At the End of One America
Wednesday 04 February 2009
by: The Chronicles of Favilla | Les Echos

After reviewing the sad state of the US economy and finances, authors
writing as the Chronicles of Favilla find one consolation: "if Obama truly
has the qualities he is credited with, he is undoubtedly the best person to
manage the great decline that is brewing." (Photo: miqflickr/ Flickr)
The world still only has eyes for Obama. This fascination may irritate, but it is understandable. Let's leave aside the emotional flood of symbols he incarnates - the papers are full of them. In a more rational vein, and, to tell the truth, the only one that has anything to do with the fate of the world, it's more a question of the immense challenge posed by the crisis and the ruins his predecessor left him. In other words, people are fixated on whether the United States will be able to continue to play the role it has held for decades. And, in all likelihood, the answer is no.
It has been said and said again: in effect, the American half-century now concluding has been one of a sort of straining suction pump irrigating the planet, a sort of American heart in the global body. All that time, people noted - sometimes to complain about it - the enormity of the debt (some tens of thousands of billions of dollars) that led global savings to continuously finance the United States. Why? Mainly because - all things considered - investors found it to their advantage to feed a big consumer country that bought their products and enjoyed industrial performance based on high productivity, a high degree of innovation, high employment levels and working hours, great adaptability to the labor market, the whole assuring a good return on capital. Backing up these solid fundamentals, the federal Treasury effortlessly sold its bills - denominated in a benchmark currency. The supposed excellence of its financial engineering, its banking services and its accounting standards succeeded in conferring indispensability. Now, all one has to do today is to pass each one of these assets in review to measure the extent of their deterioration.

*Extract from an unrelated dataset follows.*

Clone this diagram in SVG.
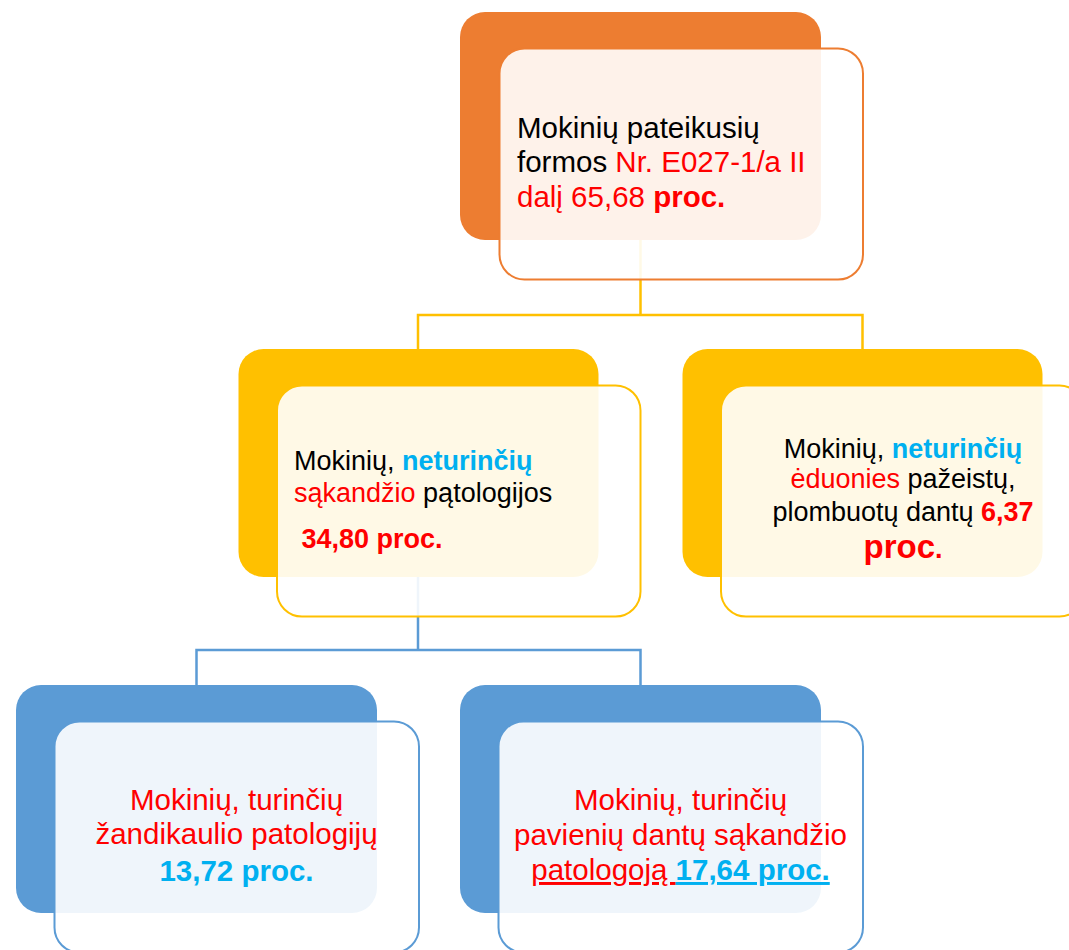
<svg xmlns="http://www.w3.org/2000/svg" width="1069" height="950" viewBox="0 0 1069 950">
<style>
text{font-family:"Liberation Sans",Arial,sans-serif;}
.t32{font-size:29.5px;}
.t29{font-size:27px;}
.k{fill:#000000;}
.r{fill:#FF0000;}
.b{fill:#00B0F0;}
.bd{font-weight:bold;}
.front{fill:#FFFFFF;fill-opacity:0.9;stroke-width:2;}
.con{fill:none;stroke-width:2.5;}
</style>
<rect width="1069" height="950" fill="#FFFFFF"/>
<g id="connectors">
<polyline class="con" stroke="#FFC000" points="640.5,200 640.5,315"/>
<polyline class="con" stroke="#FFC000" points="418,349 418,315 862.5,315 862.5,349"/>
<polyline class="con" stroke="#5B9BD5" points="418,560 418,650"/>
<polyline class="con" stroke="#5B9BD5" points="196.5,685 196.5,650 640.5,650 640.5,685"/>
</g>
<g id="node-top">
<rect x="460" y="12" width="361" height="228" rx="25" fill="#ED7D31"/>
<rect class="front" x="499.5" y="48.5" width="363.5" height="231" rx="25" stroke="#ED7D31"/>
<text class="t32" x="517" y="137.5"><tspan class="k">Mokinių pateikusių</tspan></text>
<text class="t32" x="517" y="172"><tspan class="k">formos </tspan><tspan class="r">Nr. E027-1/a II</tspan></text>
<text class="t32" x="517" y="207"><tspan class="r">dalį 65,68 </tspan><tspan class="r bd">proc.</tspan></text>
</g>
<g id="node-mid-left">
<rect x="238.5" y="349" width="360" height="228" rx="25" fill="#FFC000"/>
<rect class="front" x="277" y="385.5" width="363.5" height="231" rx="25" stroke="#FFC000"/>
<text class="t29" x="294" y="470"><tspan class="k">Mokinių, </tspan><tspan class="b bd">neturinčių</tspan></text>
<text class="t29" x="294" y="502"><tspan class="r">sąkandžio</tspan><tspan class="k"> pątologijos</tspan></text>
<text class="t29 r bd" x="301.5" y="548">34,80 proc.</text>
</g>
<g id="node-mid-right">
<rect x="682.5" y="349" width="360" height="228" rx="25" fill="#FFC000"/>
<rect class="front" x="721" y="385.5" width="363.5" height="231" rx="25" stroke="#FFC000"/>
<text class="t29" x="903" y="458" text-anchor="middle"><tspan class="k">Mokinių, </tspan><tspan class="b bd">neturinčių</tspan></text>
<text class="t29" x="903" y="488" text-anchor="middle"><tspan class="r">ėduonies</tspan><tspan class="k"> pažeistų,</tspan></text>
<text class="t29" x="903" y="521" text-anchor="middle"><tspan class="k">plombuotų dantų </tspan><tspan class="r bd">6,37</tspan></text>
<text x="903" y="558" text-anchor="middle" class="r bd"><tspan style="font-size:33px">proc</tspan><tspan style="font-size:27px">.</tspan></text>
</g>
<g id="node-bottom-left">
<rect x="16" y="685" width="361" height="228" rx="25" fill="#5B9BD5"/>
<rect class="front" x="54.5" y="721.5" width="364.5" height="231" rx="25" stroke="#5B9BD5"/>
<text class="t32 r" x="236.5" y="810" text-anchor="middle">Mokinių, turinčių</text>
<text class="t32 r" x="236.5" y="844" text-anchor="middle">žandikaulio patologijų</text>
<text class="t32 b bd" x="236.5" y="881" text-anchor="middle">13,72 proc.</text>
</g>
<g id="node-bottom-right">
<rect x="460" y="685" width="361" height="228" rx="25" fill="#5B9BD5"/>
<rect class="front" x="498.5" y="721.5" width="364.5" height="231" rx="25" stroke="#5B9BD5"/>
<text class="t32 r" x="680.5" y="810" text-anchor="middle">Mokinių, turinčių</text>
<text class="t32 r" x="680.5" y="845" text-anchor="middle">pavienių dantų sąkandžio</text>
<text class="t32" x="680.5" y="880" text-anchor="middle" xml:space="preserve"><tspan class="r" text-decoration="underline">patologoją </tspan><tspan class="b bd" text-decoration="underline">17,64 proc.</tspan></text>
</g>
</svg>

Thus arrived at the end of one America, the new president will experience serious difficulties in building another one equally paramount. Emerging economies are offering new perspectives; its new debt will finance more repairs and reparations than conquests; doubt hovers over its finance; the country's credit is undermined. A single consolation remains: if Obama truly has the qualities he is credited with, he is undoubtedly the best person to manage the great decline that is brewing.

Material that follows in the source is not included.